**RAW RECORDS**
-- start --

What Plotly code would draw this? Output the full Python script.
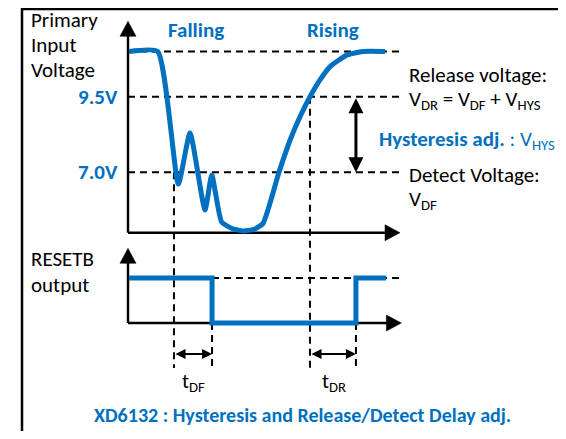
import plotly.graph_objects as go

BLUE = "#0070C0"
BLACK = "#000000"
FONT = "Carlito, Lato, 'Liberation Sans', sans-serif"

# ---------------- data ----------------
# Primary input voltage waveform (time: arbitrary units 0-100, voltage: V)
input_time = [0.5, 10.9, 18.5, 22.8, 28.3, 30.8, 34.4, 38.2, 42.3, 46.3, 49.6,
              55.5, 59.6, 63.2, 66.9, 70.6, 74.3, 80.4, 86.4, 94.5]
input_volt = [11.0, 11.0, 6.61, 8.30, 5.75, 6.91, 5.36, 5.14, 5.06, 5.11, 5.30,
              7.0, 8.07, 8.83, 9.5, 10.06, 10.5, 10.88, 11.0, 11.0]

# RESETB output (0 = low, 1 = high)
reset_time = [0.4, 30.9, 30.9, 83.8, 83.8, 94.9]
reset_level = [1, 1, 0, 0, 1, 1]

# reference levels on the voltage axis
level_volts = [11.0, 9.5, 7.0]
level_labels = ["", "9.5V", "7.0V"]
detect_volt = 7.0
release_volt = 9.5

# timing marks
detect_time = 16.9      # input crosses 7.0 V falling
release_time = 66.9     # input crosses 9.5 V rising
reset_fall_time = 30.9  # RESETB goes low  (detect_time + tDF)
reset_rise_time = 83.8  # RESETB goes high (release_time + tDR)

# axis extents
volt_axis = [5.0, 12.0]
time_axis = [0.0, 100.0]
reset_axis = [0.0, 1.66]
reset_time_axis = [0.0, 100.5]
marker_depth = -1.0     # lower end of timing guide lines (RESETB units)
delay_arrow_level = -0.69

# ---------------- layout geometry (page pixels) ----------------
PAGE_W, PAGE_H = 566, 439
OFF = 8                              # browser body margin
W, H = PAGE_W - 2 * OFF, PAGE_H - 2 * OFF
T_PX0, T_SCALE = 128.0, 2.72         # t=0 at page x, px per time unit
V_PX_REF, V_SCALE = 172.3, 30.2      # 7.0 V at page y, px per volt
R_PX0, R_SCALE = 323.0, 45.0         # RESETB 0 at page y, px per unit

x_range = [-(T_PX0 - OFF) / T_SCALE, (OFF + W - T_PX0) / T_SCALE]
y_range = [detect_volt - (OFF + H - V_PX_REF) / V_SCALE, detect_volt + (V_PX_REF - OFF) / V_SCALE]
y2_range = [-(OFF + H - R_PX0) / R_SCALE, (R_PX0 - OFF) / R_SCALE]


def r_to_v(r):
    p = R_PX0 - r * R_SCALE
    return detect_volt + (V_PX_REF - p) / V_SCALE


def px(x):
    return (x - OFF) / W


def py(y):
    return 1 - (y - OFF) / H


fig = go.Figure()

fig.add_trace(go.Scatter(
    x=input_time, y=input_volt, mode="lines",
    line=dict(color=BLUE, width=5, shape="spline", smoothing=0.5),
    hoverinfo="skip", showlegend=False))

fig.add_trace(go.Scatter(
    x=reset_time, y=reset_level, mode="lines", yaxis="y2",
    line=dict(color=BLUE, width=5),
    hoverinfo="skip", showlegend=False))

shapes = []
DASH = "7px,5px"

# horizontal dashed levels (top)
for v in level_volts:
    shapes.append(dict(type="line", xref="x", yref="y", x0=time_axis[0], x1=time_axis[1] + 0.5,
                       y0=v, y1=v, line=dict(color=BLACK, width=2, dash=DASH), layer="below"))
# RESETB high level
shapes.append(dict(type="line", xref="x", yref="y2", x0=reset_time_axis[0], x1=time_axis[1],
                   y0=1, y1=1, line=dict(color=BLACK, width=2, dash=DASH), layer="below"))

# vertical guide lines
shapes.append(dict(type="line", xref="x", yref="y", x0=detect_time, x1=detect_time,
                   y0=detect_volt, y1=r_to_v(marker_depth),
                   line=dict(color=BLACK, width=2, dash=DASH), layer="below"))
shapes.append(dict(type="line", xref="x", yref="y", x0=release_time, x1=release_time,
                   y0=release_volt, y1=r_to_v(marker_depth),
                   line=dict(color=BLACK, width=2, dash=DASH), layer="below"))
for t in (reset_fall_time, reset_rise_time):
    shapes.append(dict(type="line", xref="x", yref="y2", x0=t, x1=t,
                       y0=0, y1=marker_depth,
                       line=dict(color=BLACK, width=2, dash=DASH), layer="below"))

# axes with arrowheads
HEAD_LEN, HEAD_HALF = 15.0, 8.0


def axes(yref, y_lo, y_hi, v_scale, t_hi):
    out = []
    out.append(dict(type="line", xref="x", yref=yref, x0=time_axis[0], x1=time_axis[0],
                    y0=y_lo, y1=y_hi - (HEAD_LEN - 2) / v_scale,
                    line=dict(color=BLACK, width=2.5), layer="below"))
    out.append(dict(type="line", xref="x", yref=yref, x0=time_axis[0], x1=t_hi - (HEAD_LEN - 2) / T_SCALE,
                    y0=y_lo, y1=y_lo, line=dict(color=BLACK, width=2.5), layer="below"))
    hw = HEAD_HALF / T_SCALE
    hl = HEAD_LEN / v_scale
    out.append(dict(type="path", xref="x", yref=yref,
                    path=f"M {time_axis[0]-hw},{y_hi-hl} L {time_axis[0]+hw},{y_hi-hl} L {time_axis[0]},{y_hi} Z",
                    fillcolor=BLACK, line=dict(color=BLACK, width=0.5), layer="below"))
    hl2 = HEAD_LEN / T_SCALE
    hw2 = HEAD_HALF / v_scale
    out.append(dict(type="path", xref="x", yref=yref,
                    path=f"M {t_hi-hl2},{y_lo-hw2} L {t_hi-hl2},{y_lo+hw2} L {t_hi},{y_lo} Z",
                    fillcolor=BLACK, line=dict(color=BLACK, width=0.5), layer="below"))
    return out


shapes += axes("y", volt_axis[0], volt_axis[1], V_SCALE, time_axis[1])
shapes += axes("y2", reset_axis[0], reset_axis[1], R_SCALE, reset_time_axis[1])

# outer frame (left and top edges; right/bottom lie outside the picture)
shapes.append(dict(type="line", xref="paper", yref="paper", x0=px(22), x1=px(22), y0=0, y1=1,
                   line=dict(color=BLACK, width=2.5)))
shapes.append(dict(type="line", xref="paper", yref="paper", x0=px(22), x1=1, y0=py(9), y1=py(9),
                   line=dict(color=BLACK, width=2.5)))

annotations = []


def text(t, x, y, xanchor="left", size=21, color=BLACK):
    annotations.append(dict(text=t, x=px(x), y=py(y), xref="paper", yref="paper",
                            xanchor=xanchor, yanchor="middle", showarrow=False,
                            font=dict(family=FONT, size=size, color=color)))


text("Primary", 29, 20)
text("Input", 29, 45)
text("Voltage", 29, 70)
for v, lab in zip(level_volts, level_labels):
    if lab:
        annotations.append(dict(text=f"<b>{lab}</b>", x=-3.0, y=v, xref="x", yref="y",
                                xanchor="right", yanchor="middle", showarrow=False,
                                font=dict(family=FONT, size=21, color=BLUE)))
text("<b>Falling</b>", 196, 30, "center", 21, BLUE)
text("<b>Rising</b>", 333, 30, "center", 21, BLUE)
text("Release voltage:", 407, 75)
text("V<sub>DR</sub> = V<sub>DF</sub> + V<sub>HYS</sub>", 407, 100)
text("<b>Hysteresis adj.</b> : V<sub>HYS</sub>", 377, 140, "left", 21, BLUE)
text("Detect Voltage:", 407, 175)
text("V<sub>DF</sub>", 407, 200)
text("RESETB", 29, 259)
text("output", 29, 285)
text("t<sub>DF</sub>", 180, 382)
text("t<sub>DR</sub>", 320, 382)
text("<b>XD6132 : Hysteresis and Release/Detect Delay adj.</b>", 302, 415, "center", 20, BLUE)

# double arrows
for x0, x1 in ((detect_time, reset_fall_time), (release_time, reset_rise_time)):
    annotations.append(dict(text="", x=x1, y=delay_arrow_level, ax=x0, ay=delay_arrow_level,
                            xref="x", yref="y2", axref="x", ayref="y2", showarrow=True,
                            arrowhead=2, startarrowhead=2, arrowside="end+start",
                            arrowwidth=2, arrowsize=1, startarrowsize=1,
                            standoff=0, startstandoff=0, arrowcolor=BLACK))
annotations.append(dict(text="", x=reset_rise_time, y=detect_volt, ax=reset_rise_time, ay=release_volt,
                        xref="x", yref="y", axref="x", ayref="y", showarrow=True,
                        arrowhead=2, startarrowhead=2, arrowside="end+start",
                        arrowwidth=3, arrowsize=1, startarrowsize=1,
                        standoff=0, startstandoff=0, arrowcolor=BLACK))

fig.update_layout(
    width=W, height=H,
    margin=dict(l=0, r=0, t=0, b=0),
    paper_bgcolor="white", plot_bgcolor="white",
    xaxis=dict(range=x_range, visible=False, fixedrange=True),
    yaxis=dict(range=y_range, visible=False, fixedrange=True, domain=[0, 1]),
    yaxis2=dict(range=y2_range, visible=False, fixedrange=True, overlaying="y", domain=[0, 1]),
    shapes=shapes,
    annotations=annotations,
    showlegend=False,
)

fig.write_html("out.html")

-- end --
-- start --

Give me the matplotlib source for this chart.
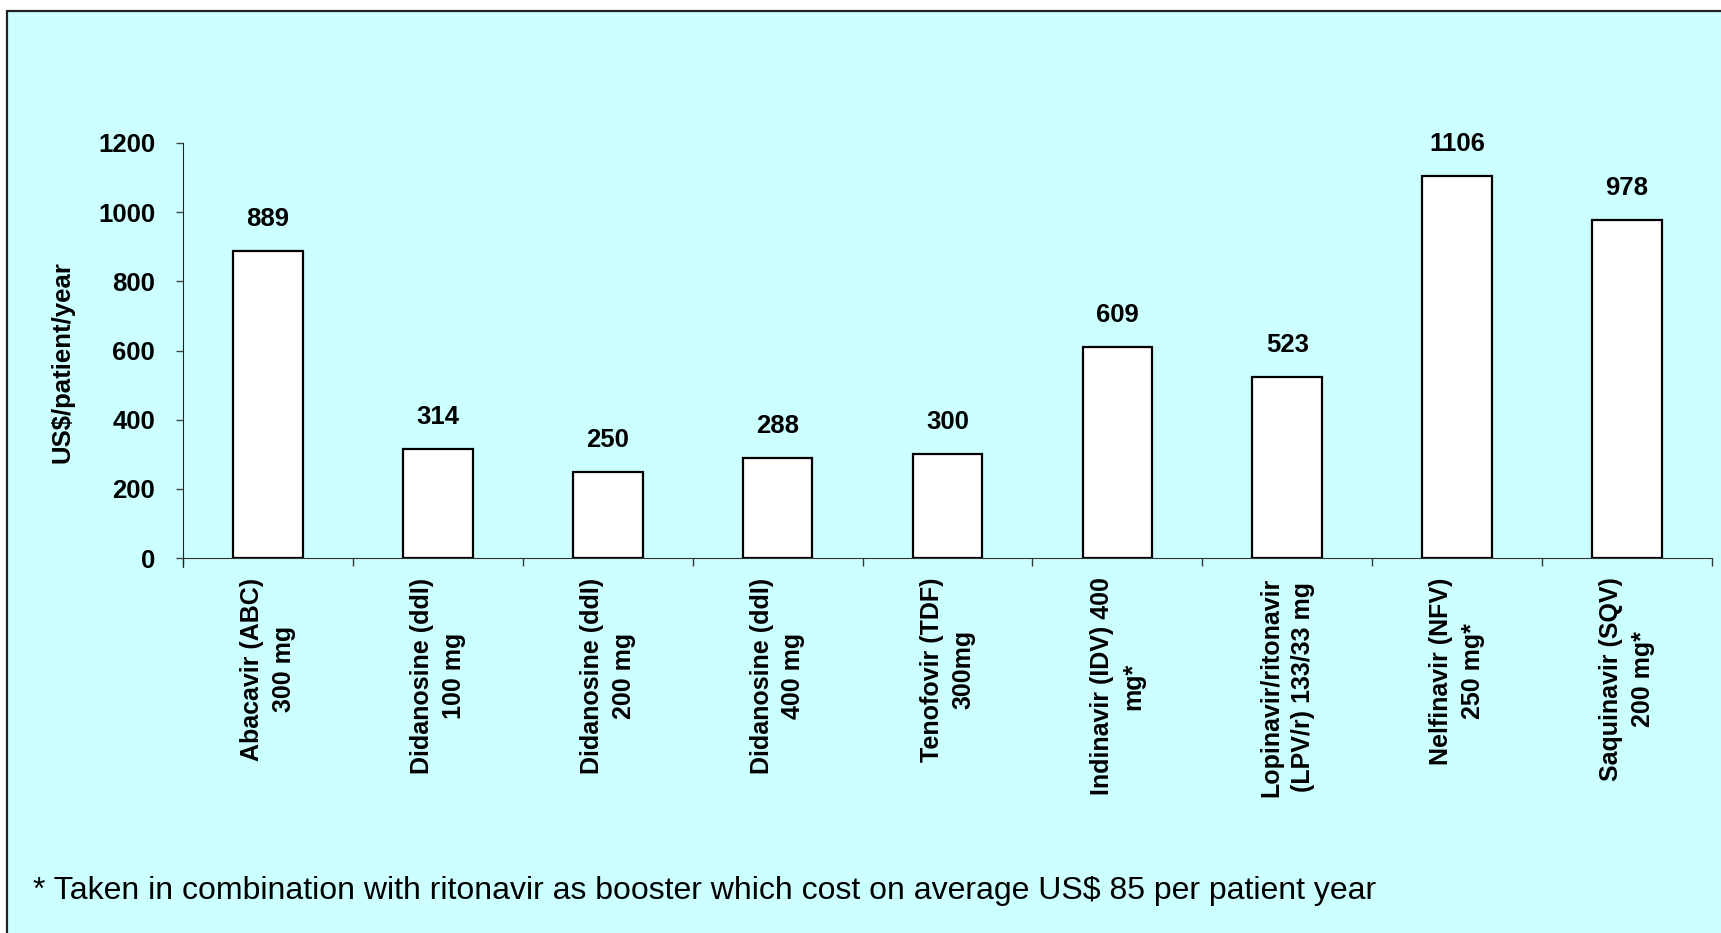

-- end --

**REQUIREMENT**
Return each line where "this" shows up.

**EXPECTED ANSWER**
What Plotly code would draw this? Output the full Python script.
Give me the matplotlib source for this chart.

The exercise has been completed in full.